Accidentally caught by the spam filter. I've added "jjc@jclark.com" to the
accept2 list.

- Jim

-----Original Message-----
From: James Clark [mailto:jjc@jclark.com]
Sent: Tuesday, November 20, 2001 8:00 PM
To: Jim Whitehead; w3c-dist-auth@w3.org; uri@w3.org
Subject: [Moderator Action] RE: RFC2518 (WebDAV) / RFC2396 (URI)
inconsistency



> * WebDAV marshals "dav:" URIs that are the name of XML elements as a
> {namespace} + {opaque_part} pair.  So, for example, "dav:creationdate" is
> <D:creationdate xmlns:D="dav:">.

The XML Namespaces Recommendation provides a facility to name an element by
a URI/local-name pair.  It does not provide a facility to name an element
by a URI. The element

<D:creationdate xmlns:D="dav:"/>

has a name that is a pair consisting of the (non-)URI "dav:" and the local
name creationdate.  Nowhere does the XML Namespaces Recommendation say that
you will get anything interesting or useful by concatenating the URI and
the local name. The fact that "dav:creationdate" is a fine URI is
completely irrelevant from the perspective of the XML Namespaces Rec to the
issue of whether "dav:" is a legal namespace identifier.

> It
> seems clear to me that the XML namespace recommendation was written with
> only the class of hierarchical URIs in mind, and as a result it's not too
> surprising that a glitch arose in the first use with non-hierarchical
> URIs.

I don't think the issue is anything to do with whether URIs are
hierarchical.
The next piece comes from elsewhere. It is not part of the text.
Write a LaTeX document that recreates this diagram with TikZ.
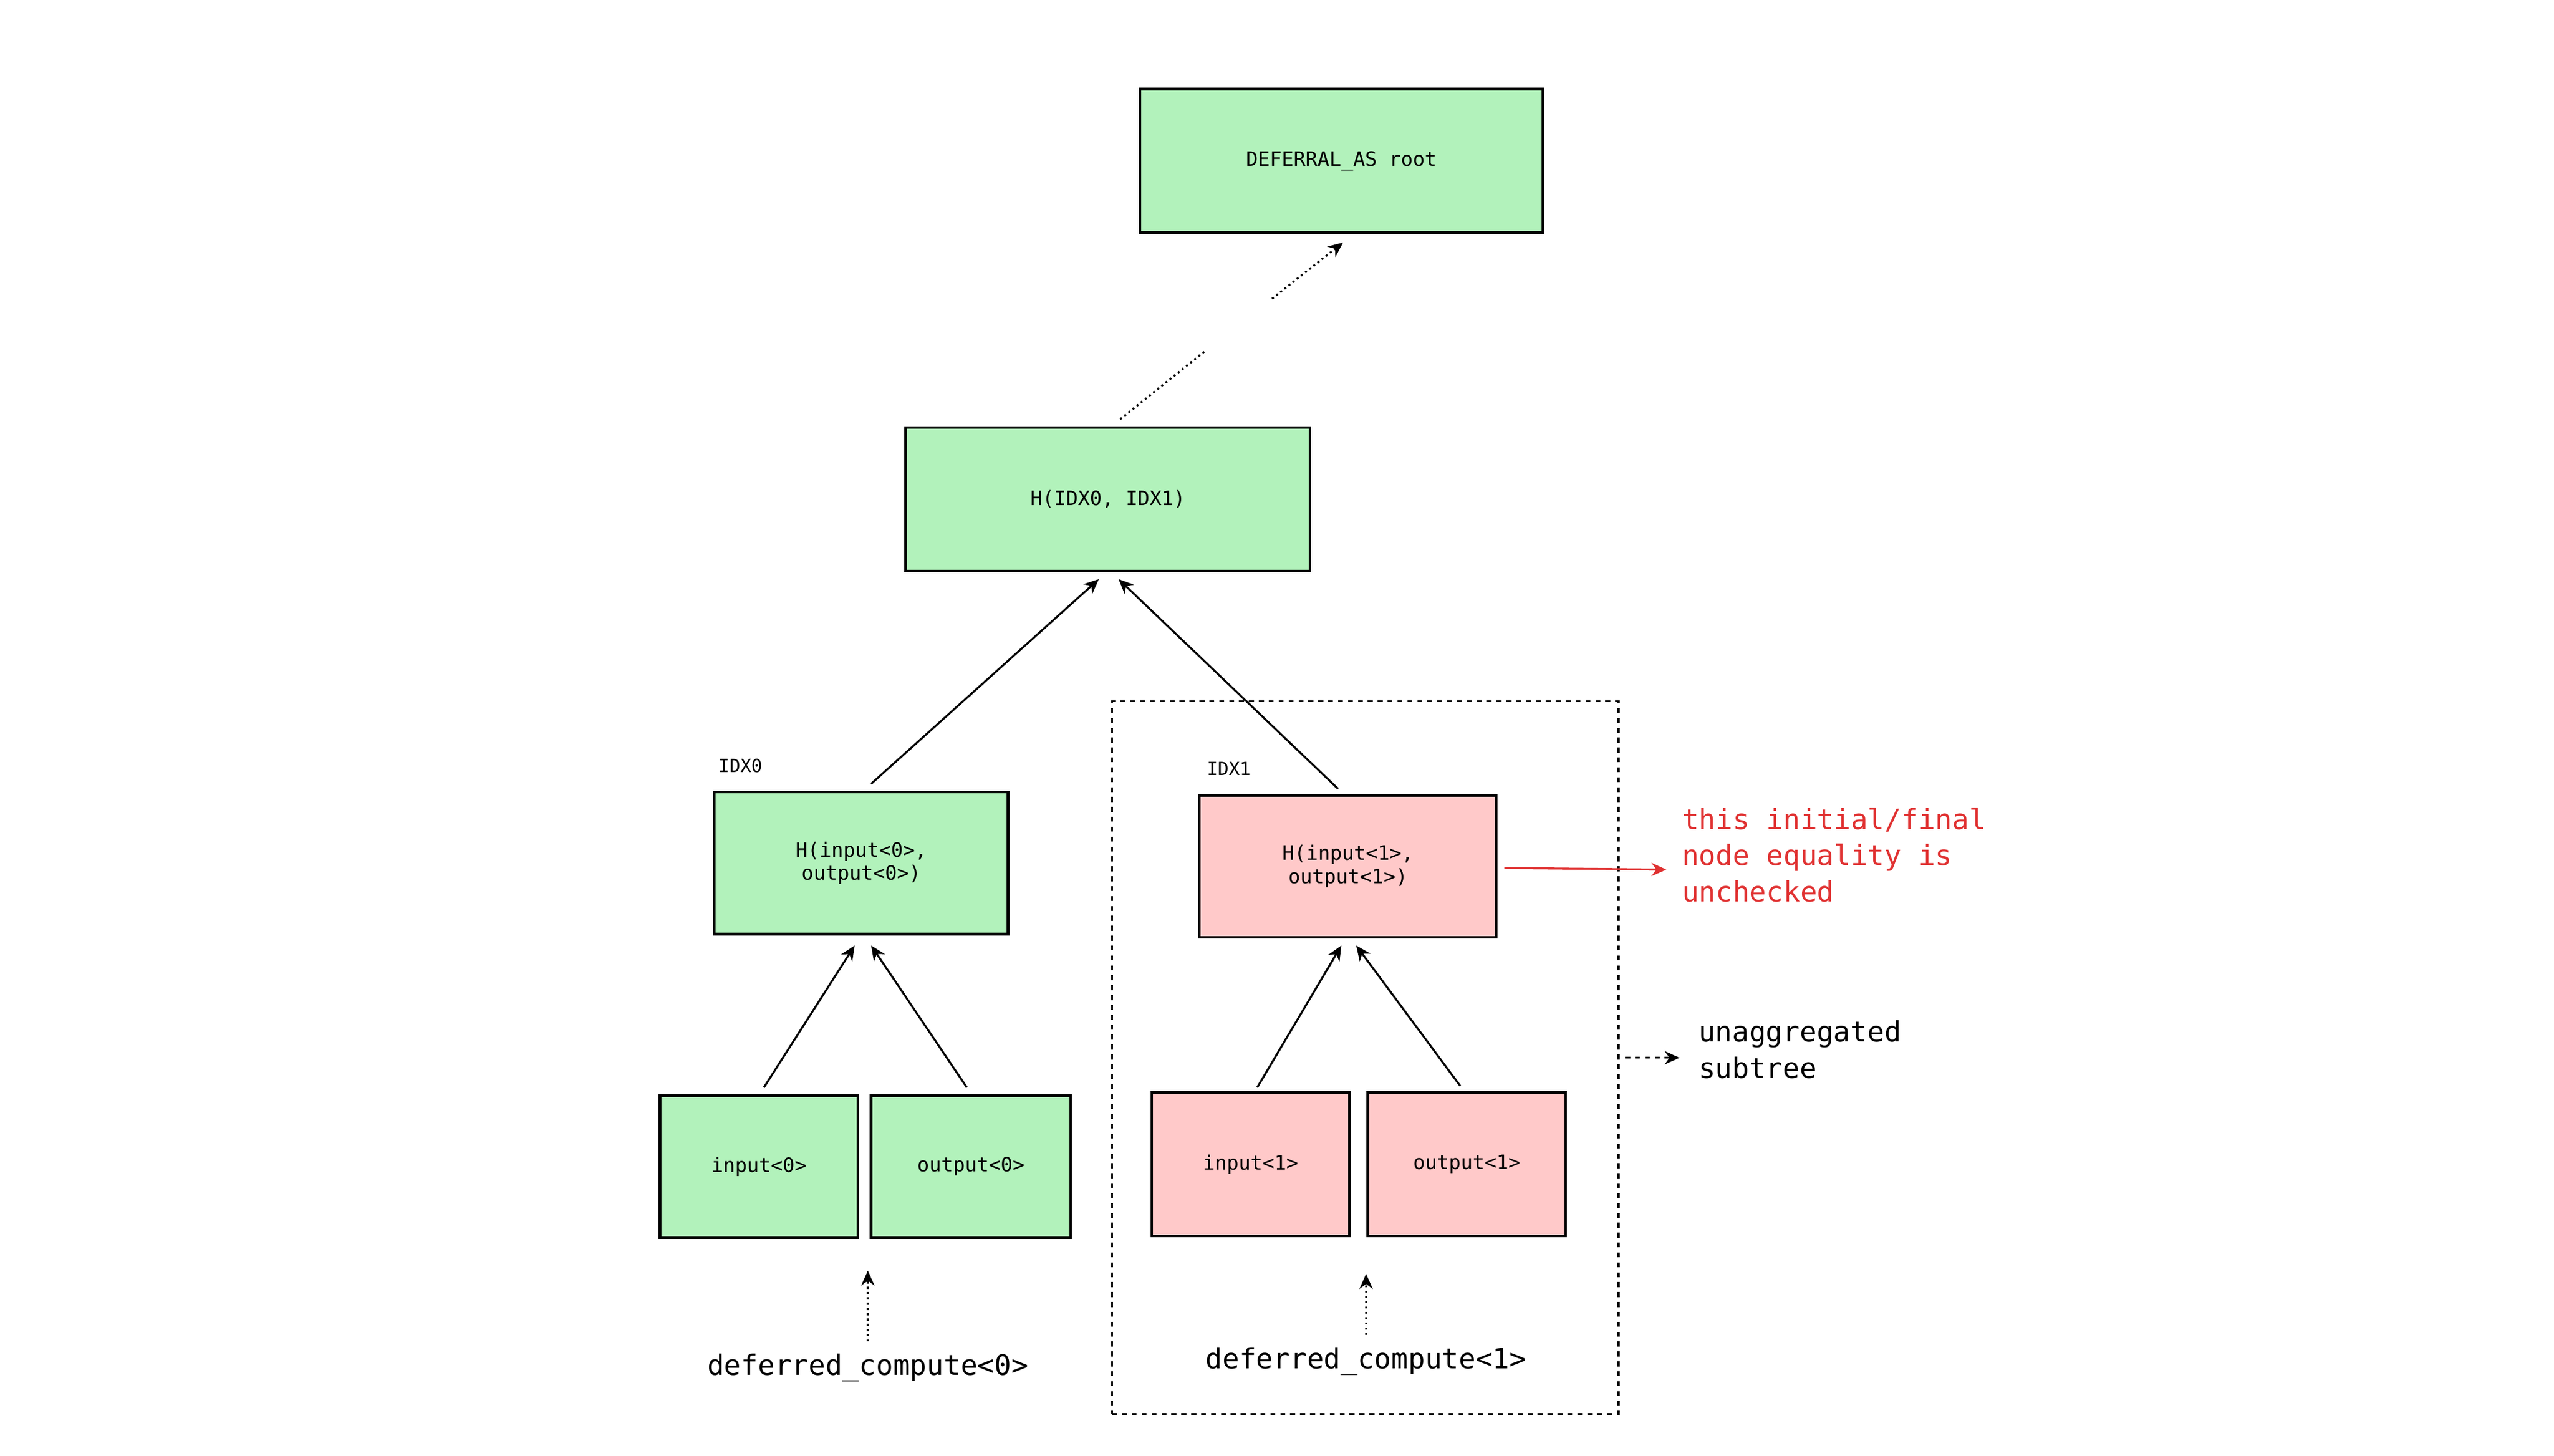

From reading your message, the requirements appear to be as
follows:

- DAV wants to identify elements by a URI not a URI/local name pair

- DAV wants the generated URI for an element <D:creationdate/> to be
dav:creationdate

- DAV to generate the URI that identifies an element from the namespace
identifier and local name

You might think that these requirements imply that the namespace identifier
for DAV must be "dav:", but in fact they don't, because there is no
requirement that the method that you use to generate the URI that
identifies an element is to concatenate the namespace identifier and the
local name or the element.  You can solve the problem simply by choosing
some other method of generating the URI, which allows the namespace
identifier to be a legal URI, as required by the XML Namespaces Rec.